Exercise goal
Below is a listing to transcribe in full and exactly; keep the pictures out.

Data block

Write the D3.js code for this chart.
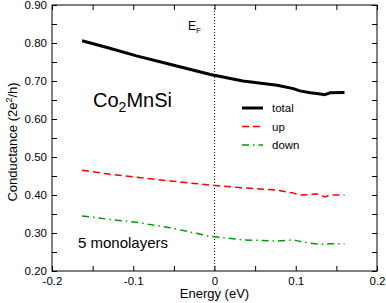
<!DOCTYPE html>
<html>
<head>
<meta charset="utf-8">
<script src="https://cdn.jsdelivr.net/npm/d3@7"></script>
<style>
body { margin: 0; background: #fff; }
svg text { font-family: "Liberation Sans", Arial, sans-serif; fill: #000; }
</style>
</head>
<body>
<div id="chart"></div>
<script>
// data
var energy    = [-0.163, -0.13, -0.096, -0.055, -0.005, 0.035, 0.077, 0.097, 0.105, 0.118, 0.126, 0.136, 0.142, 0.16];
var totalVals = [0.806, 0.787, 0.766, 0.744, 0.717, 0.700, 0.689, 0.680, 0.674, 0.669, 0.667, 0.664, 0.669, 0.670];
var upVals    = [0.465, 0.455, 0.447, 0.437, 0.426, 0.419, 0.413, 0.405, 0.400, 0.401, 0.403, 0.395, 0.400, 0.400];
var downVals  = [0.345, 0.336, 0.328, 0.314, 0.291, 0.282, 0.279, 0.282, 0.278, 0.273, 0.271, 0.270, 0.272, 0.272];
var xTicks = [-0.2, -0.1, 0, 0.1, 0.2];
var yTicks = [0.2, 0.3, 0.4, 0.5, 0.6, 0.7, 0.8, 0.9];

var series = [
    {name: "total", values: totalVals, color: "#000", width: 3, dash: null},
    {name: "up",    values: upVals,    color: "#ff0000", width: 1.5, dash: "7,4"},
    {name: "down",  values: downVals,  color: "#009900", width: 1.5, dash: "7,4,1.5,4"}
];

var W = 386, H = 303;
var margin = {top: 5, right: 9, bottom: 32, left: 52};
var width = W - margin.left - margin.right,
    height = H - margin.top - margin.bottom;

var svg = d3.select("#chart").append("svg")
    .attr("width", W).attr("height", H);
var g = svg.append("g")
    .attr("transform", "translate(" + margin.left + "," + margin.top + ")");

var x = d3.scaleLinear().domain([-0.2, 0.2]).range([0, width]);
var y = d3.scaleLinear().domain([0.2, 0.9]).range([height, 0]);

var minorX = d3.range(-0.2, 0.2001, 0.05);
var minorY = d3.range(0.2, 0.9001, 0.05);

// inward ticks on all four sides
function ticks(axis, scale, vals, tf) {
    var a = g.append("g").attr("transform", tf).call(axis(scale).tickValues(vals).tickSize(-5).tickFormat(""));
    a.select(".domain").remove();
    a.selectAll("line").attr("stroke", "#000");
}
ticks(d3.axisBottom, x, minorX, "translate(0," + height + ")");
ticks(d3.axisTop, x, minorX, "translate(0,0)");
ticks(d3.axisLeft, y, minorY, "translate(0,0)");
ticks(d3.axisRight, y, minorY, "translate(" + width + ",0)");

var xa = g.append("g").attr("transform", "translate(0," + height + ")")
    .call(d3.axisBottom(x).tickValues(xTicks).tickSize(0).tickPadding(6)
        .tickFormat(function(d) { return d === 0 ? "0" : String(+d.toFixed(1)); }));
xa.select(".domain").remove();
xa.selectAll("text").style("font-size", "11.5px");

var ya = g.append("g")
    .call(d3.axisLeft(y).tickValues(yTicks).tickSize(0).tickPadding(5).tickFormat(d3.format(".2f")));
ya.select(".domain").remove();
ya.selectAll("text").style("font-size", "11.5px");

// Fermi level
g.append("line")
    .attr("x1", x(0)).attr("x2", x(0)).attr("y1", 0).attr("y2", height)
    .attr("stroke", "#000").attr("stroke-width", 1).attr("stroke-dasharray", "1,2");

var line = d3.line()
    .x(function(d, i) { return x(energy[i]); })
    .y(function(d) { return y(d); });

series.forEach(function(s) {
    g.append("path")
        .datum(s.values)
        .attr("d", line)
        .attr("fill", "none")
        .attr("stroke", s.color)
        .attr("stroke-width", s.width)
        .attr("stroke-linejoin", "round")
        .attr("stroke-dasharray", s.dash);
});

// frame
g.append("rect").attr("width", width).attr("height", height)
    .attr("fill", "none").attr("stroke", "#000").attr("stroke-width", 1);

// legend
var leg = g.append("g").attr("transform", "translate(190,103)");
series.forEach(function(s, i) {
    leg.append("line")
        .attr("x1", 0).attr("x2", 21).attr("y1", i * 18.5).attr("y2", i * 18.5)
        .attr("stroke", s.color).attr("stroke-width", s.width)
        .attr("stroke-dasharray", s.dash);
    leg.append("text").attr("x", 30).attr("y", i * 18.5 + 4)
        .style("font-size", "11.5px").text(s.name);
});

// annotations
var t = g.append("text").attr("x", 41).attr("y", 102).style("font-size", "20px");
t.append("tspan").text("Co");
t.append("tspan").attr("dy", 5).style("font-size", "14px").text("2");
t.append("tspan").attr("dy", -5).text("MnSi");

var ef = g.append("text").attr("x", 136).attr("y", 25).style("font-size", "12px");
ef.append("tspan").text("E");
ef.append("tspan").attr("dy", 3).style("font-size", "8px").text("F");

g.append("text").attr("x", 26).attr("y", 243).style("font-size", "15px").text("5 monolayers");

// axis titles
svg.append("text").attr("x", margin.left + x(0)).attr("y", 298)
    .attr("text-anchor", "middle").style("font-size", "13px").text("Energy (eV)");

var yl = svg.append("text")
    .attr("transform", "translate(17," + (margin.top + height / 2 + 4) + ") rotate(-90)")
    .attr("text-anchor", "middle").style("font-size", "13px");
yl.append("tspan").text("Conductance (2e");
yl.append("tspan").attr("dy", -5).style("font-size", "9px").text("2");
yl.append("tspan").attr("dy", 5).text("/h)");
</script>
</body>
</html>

Reply to the exercise
Write the D3.js code for this chart.
<!DOCTYPE html>
<html>
<head>
<meta charset="utf-8">
<script src="https://cdn.jsdelivr.net/npm/d3@7"></script>
<style>
body { margin: 0; background: #fff; }
svg text { font-family: "Liberation Sans", Arial, sans-serif; fill: #000; }
</style>
</head>
<body>
<div id="chart"></div>
<script>
// data
var energy    = [-0.163, -0.13, -0.096, -0.055, -0.005, 0.035, 0.077, 0.097, 0.105, 0.118, 0.126, 0.136, 0.142, 0.16];
var totalVals = [0.806, 0.787, 0.766, 0.744, 0.717, 0.700, 0.689, 0.680, 0.674, 0.669, 0.667, 0.664, 0.669, 0.670];
var upVals    = [0.465, 0.455, 0.447, 0.437, 0.426, 0.419, 0.413, 0.405, 0.400, 0.401, 0.403, 0.395, 0.400, 0.400];
var downVals  = [0.345, 0.336, 0.328, 0.314, 0.291, 0.282, 0.279, 0.282, 0.278, 0.273, 0.271, 0.270, 0.272, 0.272];
var xTicks = [-0.2, -0.1, 0, 0.1, 0.2];
var yTicks = [0.2, 0.3, 0.4, 0.5, 0.6, 0.7, 0.8, 0.9];

var series = [
    {name: "total", values: totalVals, color: "#000", width: 3, dash: null},
    {name: "up",    values: upVals,    color: "#ff0000", width: 1.5, dash: "7,4"},
    {name: "down",  values: downVals,  color: "#009900", width: 1.5, dash: "7,4,1.5,4"}
];

var W = 386, H = 303;
var margin = {top: 5, right: 9, bottom: 32, left: 52};
var width = W - margin.left - margin.right,
    height = H - margin.top - margin.bottom;

var svg = d3.select("#chart").append("svg")
    .attr("width", W).attr("height", H);
var g = svg.append("g")
    .attr("transform", "translate(" + margin.left + "," + margin.top + ")");

var x = d3.scaleLinear().domain([-0.2, 0.2]).range([0, width]);
var y = d3.scaleLinear().domain([0.2, 0.9]).range([height, 0]);

var minorX = d3.range(-0.2, 0.2001, 0.05);
var minorY = d3.range(0.2, 0.9001, 0.05);

// inward ticks on all four sides
function ticks(axis, scale, vals, tf) {
    var a = g.append("g").attr("transform", tf).call(axis(scale).tickValues(vals).tickSize(-5).tickFormat(""));
    a.select(".domain").remove();
    a.selectAll("line").attr("stroke", "#000");
}
ticks(d3.axisBottom, x, minorX, "translate(0," + height + ")");
ticks(d3.axisTop, x, minorX, "translate(0,0)");
ticks(d3.axisLeft, y, minorY, "translate(0,0)");
ticks(d3.axisRight, y, minorY, "translate(" + width + ",0)");

var xa = g.append("g").attr("transform", "translate(0," + height + ")")
    .call(d3.axisBottom(x).tickValues(xTicks).tickSize(0).tickPadding(6)
        .tickFormat(function(d) { return d === 0 ? "0" : String(+d.toFixed(1)); }));
xa.select(".domain").remove();
xa.selectAll("text").style("font-size", "11.5px");

var ya = g.append("g")
    .call(d3.axisLeft(y).tickValues(yTicks).tickSize(0).tickPadding(5).tickFormat(d3.format(".2f")));
ya.select(".domain").remove();
ya.selectAll("text").style("font-size", "11.5px");

// Fermi level
g.append("line")
    .attr("x1", x(0)).attr("x2", x(0)).attr("y1", 0).attr("y2", height)
    .attr("stroke", "#000").attr("stroke-width", 1).attr("stroke-dasharray", "1,2");

var line = d3.line()
    .x(function(d, i) { return x(energy[i]); })
    .y(function(d) { return y(d); });

series.forEach(function(s) {
    g.append("path")
        .datum(s.values)
        .attr("d", line)
        .attr("fill", "none")
        .attr("stroke", s.color)
        .attr("stroke-width", s.width)
        .attr("stroke-linejoin", "round")
        .attr("stroke-dasharray", s.dash);
});

// frame
g.append("rect").attr("width", width).attr("height", height)
    .attr("fill", "none").attr("stroke", "#000").attr("stroke-width", 1);

// legend
var leg = g.append("g").attr("transform", "translate(190,103)");
series.forEach(function(s, i) {
    leg.append("line")
        .attr("x1", 0).attr("x2", 21).attr("y1", i * 18.5).attr("y2", i * 18.5)
        .attr("stroke", s.color).attr("stroke-width", s.width)
        .attr("stroke-dasharray", s.dash);
    leg.append("text").attr("x", 30).attr("y", i * 18.5 + 4)
        .style("font-size", "11.5px").text(s.name);
});

// annotations
var t = g.append("text").attr("x", 41).attr("y", 102).style("font-size", "20px");
t.append("tspan").text("Co");
t.append("tspan").attr("dy", 5).style("font-size", "14px").text("2");
t.append("tspan").attr("dy", -5).text("MnSi");

var ef = g.append("text").attr("x", 136).attr("y", 25).style("font-size", "12px");
ef.append("tspan").text("E");
ef.append("tspan").attr("dy", 3).style("font-size", "8px").text("F");

g.append("text").attr("x", 26).attr("y", 243).style("font-size", "15px").text("5 monolayers");

// axis titles
svg.append("text").attr("x", margin.left + x(0)).attr("y", 298)
    .attr("text-anchor", "middle").style("font-size", "13px").text("Energy (eV)");

var yl = svg.append("text")
    .attr("transform", "translate(17," + (margin.top + height / 2 + 4) + ") rotate(-90)")
    .attr("text-anchor", "middle").style("font-size", "13px");
yl.append("tspan").text("Conductance (2e");
yl.append("tspan").attr("dy", -5).style("font-size", "9px").text("2");
yl.append("tspan").attr("dy", 5).text("/h)");
</script>
</body>
</html>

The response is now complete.